▸ GOAL
Reproduce each line of the material exactly, minus any picture.

▸ RECORDED DATA
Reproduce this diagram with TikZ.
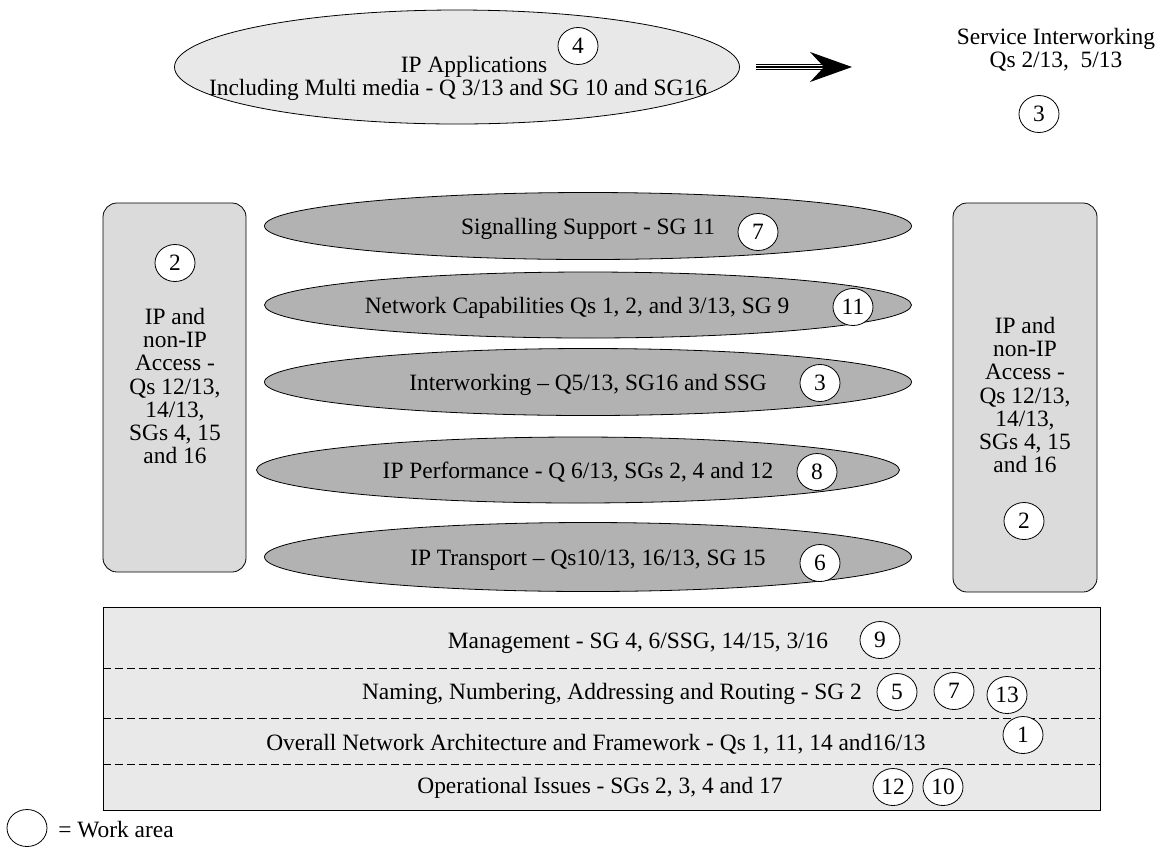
\documentclass[tikz,border=0pt]{standalone}
\usepackage{fontspec}
\setmainfont{Liberation Serif}
\usetikzlibrary{shapes.geometric, arrows.meta, positioning}
\definecolor{paleblob}{gray}{0.91}
\definecolor{layergrey}{gray}{0.70}
\definecolor{sidegrey}{gray}{0.86}
\definecolor{basegrey}{gray}{0.915}
\tikzset{
  topblob/.style={ellipse, draw=black, fill=paleblob, inner sep=0pt},
  layer/.style={ellipse, draw=black, fill=layergrey, inner sep=0pt, minimum width=323.5pt,
    text height=11pt, text depth=2.5pt},
  access/.style={rectangle, rounded corners=7pt, draw=black, fill=sidegrey, inner sep=0pt},
  base/.style={rectangle, draw=black, fill=basegrey, inner sep=0pt},
  wa/.style={ellipse, draw=black, fill=white, inner sep=0pt, minimum width=20pt, minimum height=18.5pt},
  txt/.style={inner sep=0pt, align=center},
  sep/.style={dashed, dash pattern=on 4pt off 2pt},
}

\begin{document}
\begin{tikzpicture}[x=0.5pt, y=-0.5pt, font=\fontsize{11.7}{11.6}\selectfont]
\useasboundingbox (0,0) rectangle (1163,848);

% applications on top
\node (apps) [topblob, minimum width=282.5pt, minimum height=57pt] at (457,67) {};
\node (appsA) [txt] at (474,67) {IP Applications};
\node (appsB) [txt] at (458,90) {Including Multi media - Q 3/13 and SG 10 and SG16};
\node (w4) [wa] at (578,46) {4};

\node (svc) [txt] at (1056,50) {Service Interworking\\Qs 2/13,\ \ 5/13};
\node (w3s) [wa] at (1039,114) {3};
\coordinate (arrtip) at (852,67);
\draw [line width=0.6pt, double, double distance=2pt] ([xshift=8pt]apps.east) -- ([xshift=-14pt]arrtip);
\draw [line width=0.6pt, -{Stealth[length=21pt, width=15pt, inset=7pt]}] ([xshift=8pt]apps.east) -- (arrtip);

% access columns
\node (accL) [access, minimum width=71.5pt, minimum height=184.5pt] at (174.5,387.5) {};
\node (accR) [access, minimum width=72pt, minimum height=194.5pt] at (1025,397.5) {};
\node (w2l) [wa] at (175,263) {2};
\node (accLt) [txt] at (175,386) {IP and\\non-IP\\Access -\\Qs 12/13,\\14/13,\\SGs 4, 15\\and 16};
\node (accRt) [txt] at (1025,395) {IP and\\non-IP\\Access -\\Qs 12/13,\\14/13,\\SGs 4, 15\\and 16};
\node (w2r) [wa] at (1024,521) {2};

% layers
\node (sig) [layer, minimum height=33.5pt] at (588,226) {Signalling Support - SG 11};
\node (netcap) [layer, minimum height=33pt] at (588,305) {Network Capabilities Qs 1, 2, and 3/13, SG 9\kern11pt};
\node (iwk) [layer, minimum height=33.5pt] at (588,382) {Interworking -- Q5/13, SG16 and SSG};
\node (perf) [layer, minimum width=321.5pt, minimum height=33pt] at (578,470) {IP Performance - Q 6/13, SGs 2, 4 and 12};
\node (trans) [layer, minimum height=34.5pt] at (588,557) {IP Transport -- Qs10/13, 16/13, SG 15};
\node (w7a) [wa] at (758,232) {7};
\node (w11) [wa] at (853,307) {11};
\node (w3) [wa] at (820,383) {3};
\node (w8) [wa] at (817,472) {8};
\node (w6) [wa] at (820,563) {6};

% common functions at the bottom
\node (base) [base, minimum width=498.5pt, minimum height=101.5pt] at (601.5,708.5) {};
\foreach \yy in {668,718,764}
  \draw [sep] (base.west |- 0,\yy) -- (base.east |- 0,\yy);
\node (mgmt) [txt] at (638,643) {Management - SG 4, 6/SSG, 14/15, 3/16};
\node (naming) [txt] at (612,694) {Naming, Numbering, Addressing and Routing - SG 2};
\node (arch) [txt] at (596,744) {Overall Network Architecture and Framework - Qs 1, 11, 14 and16/13};
\node (ops) [txt] at (600,788) {Operational Issues - SGs 2, 3, 4 and 17};
\node (w9) [wa] at (880,640) {9};
\node (w5) [wa] at (897,692) {5};
\node (w7b) [wa] at (954,691) {7};
\node (w13) [wa] at (1007,695) {13};
\node (w1) [wa] at (1023,735) {1};
\node (w12) [wa] at (893,787) {12};
\node (w10) [wa] at (943,787) {10};

% legend
\node (key) [wa] at (27,828) {};
\node (keyt) [txt, anchor=west] at (58,830) {= Work area};

\end{tikzpicture}
\end{document}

▸ EXPECTED OUTPUT
Reproduce this diagram with TikZ.
\documentclass[tikz,border=0pt]{standalone}
\usepackage{fontspec}
\setmainfont{Liberation Serif}
\usetikzlibrary{shapes.geometric, arrows.meta, positioning}
\definecolor{paleblob}{gray}{0.91}
\definecolor{layergrey}{gray}{0.70}
\definecolor{sidegrey}{gray}{0.86}
\definecolor{basegrey}{gray}{0.915}
\tikzset{
  topblob/.style={ellipse, draw=black, fill=paleblob, inner sep=0pt},
  layer/.style={ellipse, draw=black, fill=layergrey, inner sep=0pt, minimum width=323.5pt,
    text height=11pt, text depth=2.5pt},
  access/.style={rectangle, rounded corners=7pt, draw=black, fill=sidegrey, inner sep=0pt},
  base/.style={rectangle, draw=black, fill=basegrey, inner sep=0pt},
  wa/.style={ellipse, draw=black, fill=white, inner sep=0pt, minimum width=20pt, minimum height=18.5pt},
  txt/.style={inner sep=0pt, align=center},
  sep/.style={dashed, dash pattern=on 4pt off 2pt},
}

\begin{document}
\begin{tikzpicture}[x=0.5pt, y=-0.5pt, font=\fontsize{11.7}{11.6}\selectfont]
\useasboundingbox (0,0) rectangle (1163,848);

% applications on top
\node (apps) [topblob, minimum width=282.5pt, minimum height=57pt] at (457,67) {};
\node (appsA) [txt] at (474,67) {IP Applications};
\node (appsB) [txt] at (458,90) {Including Multi media - Q 3/13 and SG 10 and SG16};
\node (w4) [wa] at (578,46) {4};

\node (svc) [txt] at (1056,50) {Service Interworking\\Qs 2/13,\ \ 5/13};
\node (w3s) [wa] at (1039,114) {3};
\coordinate (arrtip) at (852,67);
\draw [line width=0.6pt, double, double distance=2pt] ([xshift=8pt]apps.east) -- ([xshift=-14pt]arrtip);
\draw [line width=0.6pt, -{Stealth[length=21pt, width=15pt, inset=7pt]}] ([xshift=8pt]apps.east) -- (arrtip);

% access columns
\node (accL) [access, minimum width=71.5pt, minimum height=184.5pt] at (174.5,387.5) {};
\node (accR) [access, minimum width=72pt, minimum height=194.5pt] at (1025,397.5) {};
\node (w2l) [wa] at (175,263) {2};
\node (accLt) [txt] at (175,386) {IP and\\non-IP\\Access -\\Qs 12/13,\\14/13,\\SGs 4, 15\\and 16};
\node (accRt) [txt] at (1025,395) {IP and\\non-IP\\Access -\\Qs 12/13,\\14/13,\\SGs 4, 15\\and 16};
\node (w2r) [wa] at (1024,521) {2};

% layers
\node (sig) [layer, minimum height=33.5pt] at (588,226) {Signalling Support - SG 11};
\node (netcap) [layer, minimum height=33pt] at (588,305) {Network Capabilities Qs 1, 2, and 3/13, SG 9\kern11pt};
\node (iwk) [layer, minimum height=33.5pt] at (588,382) {Interworking -- Q5/13, SG16 and SSG};
\node (perf) [layer, minimum width=321.5pt, minimum height=33pt] at (578,470) {IP Performance - Q 6/13, SGs 2, 4 and 12};
\node (trans) [layer, minimum height=34.5pt] at (588,557) {IP Transport -- Qs10/13, 16/13, SG 15};
\node (w7a) [wa] at (758,232) {7};
\node (w11) [wa] at (853,307) {11};
\node (w3) [wa] at (820,383) {3};
\node (w8) [wa] at (817,472) {8};
\node (w6) [wa] at (820,563) {6};

% common functions at the bottom
\node (base) [base, minimum width=498.5pt, minimum height=101.5pt] at (601.5,708.5) {};
\foreach \yy in {668,718,764}
  \draw [sep] (base.west |- 0,\yy) -- (base.east |- 0,\yy);
\node (mgmt) [txt] at (638,643) {Management - SG 4, 6/SSG, 14/15, 3/16};
\node (naming) [txt] at (612,694) {Naming, Numbering, Addressing and Routing - SG 2};
\node (arch) [txt] at (596,744) {Overall Network Architecture and Framework - Qs 1, 11, 14 and16/13};
\node (ops) [txt] at (600,788) {Operational Issues - SGs 2, 3, 4 and 17};
\node (w9) [wa] at (880,640) {9};
\node (w5) [wa] at (897,692) {5};
\node (w7b) [wa] at (954,691) {7};
\node (w13) [wa] at (1007,695) {13};
\node (w1) [wa] at (1023,735) {1};
\node (w12) [wa] at (893,787) {12};
\node (w10) [wa] at (943,787) {10};

% legend
\node (key) [wa] at (27,828) {};
\node (keyt) [txt, anchor=west] at (58,830) {= Work area};

\end{tikzpicture}
\end{document}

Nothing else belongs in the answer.